From 1934 until 1990 the Empire Pool / Wembley Arena was the venue for the Wembley Professional Tennis Championships which was a part of the professional Grand Slam from 1927 until 1967. Indoor sporting events such as boxing, five-a-side football and ice hockey have long been popular at the venue, notably the World Championship bout between then champion Alan Minter and challenger Marvin Hagler, which the latter won.
From the late 1960s to the late 1970s, the Skol 6-Day cycle race was held here. An indoor velodrome of 166 metres was assembled from sections each September. This was Britain’s first indoor velodrome. Top professional riders from the European 6-Day circuit came to London, including Eddy Merckx, Peter Post, Patrick Sercu and many others. British riders such as World pursuit champion Hugh Porter and British Champion Tony Gowland rode with distinction.
From 1979 to 1983, indoor speedway was held during the winter as a one off event, with the riders racing on concrete on a 181-yard track As well as the 1979 News of the World Darts Championship. The Wembley Lions and Wembley Monarchs were two ice hockey teams that used the venue regularly during the 1940s, 1950s and 1960s, while the London Lions used the venue for a season in the 1970s.
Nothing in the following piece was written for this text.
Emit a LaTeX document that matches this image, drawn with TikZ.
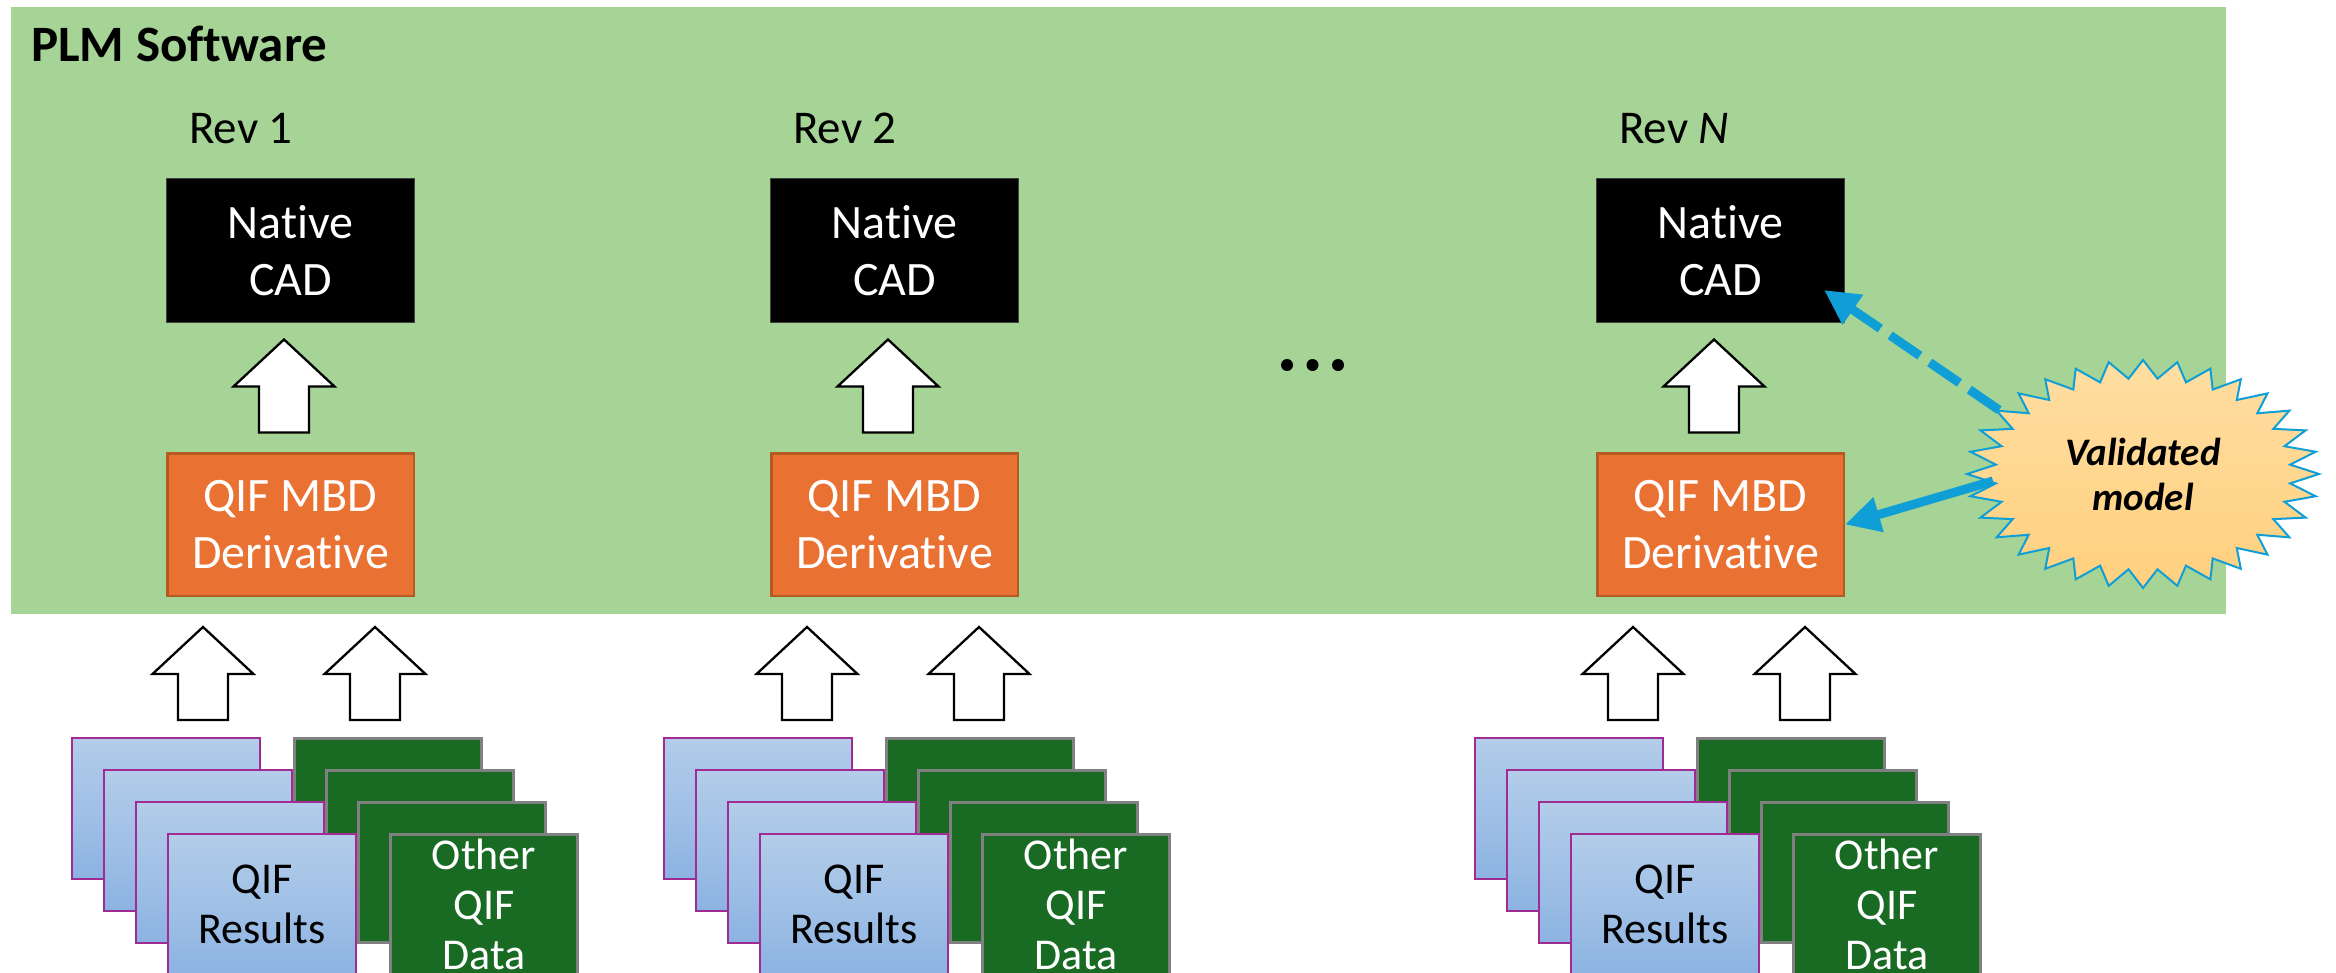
\documentclass[tikz,border=0pt]{standalone}
\usepackage{fontspec}
\setmainfont{Carlito}[Ligatures=NoCommon]
\usetikzlibrary{arrows.meta,calc}

\definecolor{plmgreen}{HTML}{A6D396}
\definecolor{qorange}{HTML}{E97132}
\definecolor{qorangeedge}{HTML}{B65A24}
\definecolor{qblue}{HTML}{0F9ED5}
\definecolor{qpurple}{HTML}{A02B93}
\definecolor{qdkgreen}{HTML}{196B24}
\definecolor{cardtop}{HTML}{B3CDEA}
\definecolor{cardbot}{HTML}{8DB3E2}
\definecolor{startop}{HTML}{FFDEA2}
\definecolor{starbot}{HTML}{FFD07E}

\tikzset{
  cadbox/.style={draw=black!75, line width=1pt, fill=black, text=white,
    minimum width=248pt, minimum height=144pt, inner sep=0pt, align=center,
    font=\fontsize{48}{57}\selectfont},
  derbox/.style={draw=qorangeedge, line width=2.5pt, fill=qorange, text=white,
    minimum width=246.5pt, minimum height=142.5pt, inner sep=0pt, align=center,
    font=\fontsize{48}{57}\selectfont},
  revlabel/.style={anchor=base west, inner sep=0pt, font=\fontsize{47}{56}\selectfont},
  resultcard/.style={draw=qpurple, line width=2pt, top color=cardtop, bottom color=cardbot,
    text=black, minimum width=188pt, minimum height=141pt, inner sep=0pt, align=center,
    font=\fontsize{44}{50}\selectfont},
  datacard/.style={draw=gray, line width=3pt, fill=qdkgreen, text=white,
    minimum width=187pt, minimum height=140pt, inner sep=0pt, align=center,
    font=\fontsize{44}{50}\selectfont},
  blockarrow/.style={draw=black, line width=2.3pt, fill=white, line join=miter},
  dotmark/.style={circle, fill=black, inner sep=0pt, minimum size=12pt},
  starburst/.style={draw=qblue, line width=2pt, top color=startop, bottom color=starbot, line join=miter},
  link/.style={draw=qblue, line width=9pt, -{Triangle[length=35pt,width=34pt]}},
  pics/blockup/.style={code={
    \path[blockarrow] (0,0) -- (50.5,47) -- (25,47) -- (25,93) -- (-25,93)
      -- (-25,47) -- (-50.5,47) -- cycle;}},
}

\begin{document}
\begin{tikzpicture}[x=1pt, y=-1pt]
  \useasboundingbox (0,0) rectangle (2336,973);
  \clip (0,0) rectangle (2336,973);

  % PLM area
  \path[fill=plmgreen] (11,7) rectangle (2226,614);
  \node[anchor=base west, inner sep=0pt, font=\fontsize{51}{60}\selectfont\bfseries]
    (plm) at (31,62) {PLM Software};

  % one column per revision: box offset / card offset / label
  \foreach \c/\dx/\cx/\lab in {1/0/0/{Rev 1}, 2/604/592/{Rev 2}, 3/1430/1403/{Rev \textit{N}}} {
    \node[revlabel] (rev\c) at (189+\dx,144) {\lab};
    \node[cadbox] (cad\c) at (290.5+\dx,250.5) {Native\\CAD};
    \node[derbox] (der\c) at (290.5+\dx,524.5) {QIF MBD\\Derivative};
    \pic at ($(cad\c.south)+(-6.5,16.5)$) {blockup};
    \pic at ($(der\c.south)+(-87.5,30)$) {blockup};
    \pic at ($(der\c.south)+(84.5,30)$) {blockup};
    % stacked data sheets, back to front
    \foreach \k in {0,1,2} {
      \node[datacard] (oth\c-\k) at (388+32*\k+\cx,808.5+32*\k) {};
    }
    \node[datacard] (oth\c-3) at (484+\cx,904.5) {Other\\QIF\\Data};
    \foreach \k in {0,1,2} {
      \node[resultcard] (res\c-\k) at (166+32*\k+\cx,808.5+32*\k) {};
    }
    \node[resultcard] (res\c-3) at (262+\cx,904.5) {QIF\\Results};
  }

  % ellipsis between revisions
  \node[dotmark] (dot1) at (1287,365) {};
  \node[dotmark] (dot2) at (1312.5,365) {};
  \node[dotmark] (dot3) at (1338,365) {};

  % validated model burst
  \coordinate (vmc) at (2143,474);
  \path[starburst] ($(vmc)+(0:176 and 114)$)
    \foreach \i in {1,...,63} {
      -- ($(vmc)+({\i*5.625}:{176*(1-0.16*mod(\i,2))} and {114*(1-0.16*mod(\i,2))})$)
    } -- cycle;
  \node[font=\fontsize{39}{45}\selectfont\bfseries\itshape, align=center, inner sep=0pt]
    (vm) at (vmc) {Validated\\model};

  % links from the validated model
  \coordinate (vmlow) at ($(vmc)+(-150,7)$);
  \coordinate (vmup) at ($(vmc)+(-144,-64)$);
  \coordinate (cadhit) at ($(cad3.south east)+(-21,-33)$);
  \draw[link] (vmlow) -- (der3.east);
  \draw[link, dash pattern=on 36pt off 12pt] (vmup) -- (cadhit);
\end{tikzpicture}
\end{document}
More recently netball, darts, basketball, and mixed martial arts have made regular appearances on the calendar. During the 1948 Summer Olympics, the venue hosted the Olympic boxing, Olympic diving, Olympic swimming, and Olympic water polo events. The Horse of the Year Show was held there from 1959–2002.
Square of Fame
With the reopening of Wembley Arena in 2006, a Square of Fame area has been created in front of the arena. Similar to the Hollywood Walk of Fame, notable Wembley Arena performers are invited to have bronze plaques imprinted with their names and handprints. The first star to have a plaque was Madonna, on 1 August 2006. On 9 November 2006, Cliff Richard added his handprints to the Square. Rick Parfitt and Francis Rossi, of Status Quo, unveiled a plaque, with one of each of their handprints, on 16 December 2006.
Seven time World Snooker Champion Stephen Hendry added his handprints on 21 January 2007. International country superstar Dolly Parton unveiled her plaque, on the final night of her UK tour, on 25 March 2007. Canadian musician Bryan Adams unveiled his plaque, on 10 May 2007, just before his 25th appearance at the venue. Just three days later, singer Lionel Richie was presented with his plaque on 13 May 2007, after another sold-out performance at the arena.
Wembley Arena is served by Wembley Park station on the London Underground via Olympic Way, and Wembley Central station via the White Horse Bridge.
Train services are operated by Chiltern Railways from Wembley Stadium station to London Marylebone and Birmingham. London Buses route 92 stops directly outside the arena. Wembley Central station is located nearby on High Road and is served by London Overground, London Underground, Southern and London Northwestern Railway services.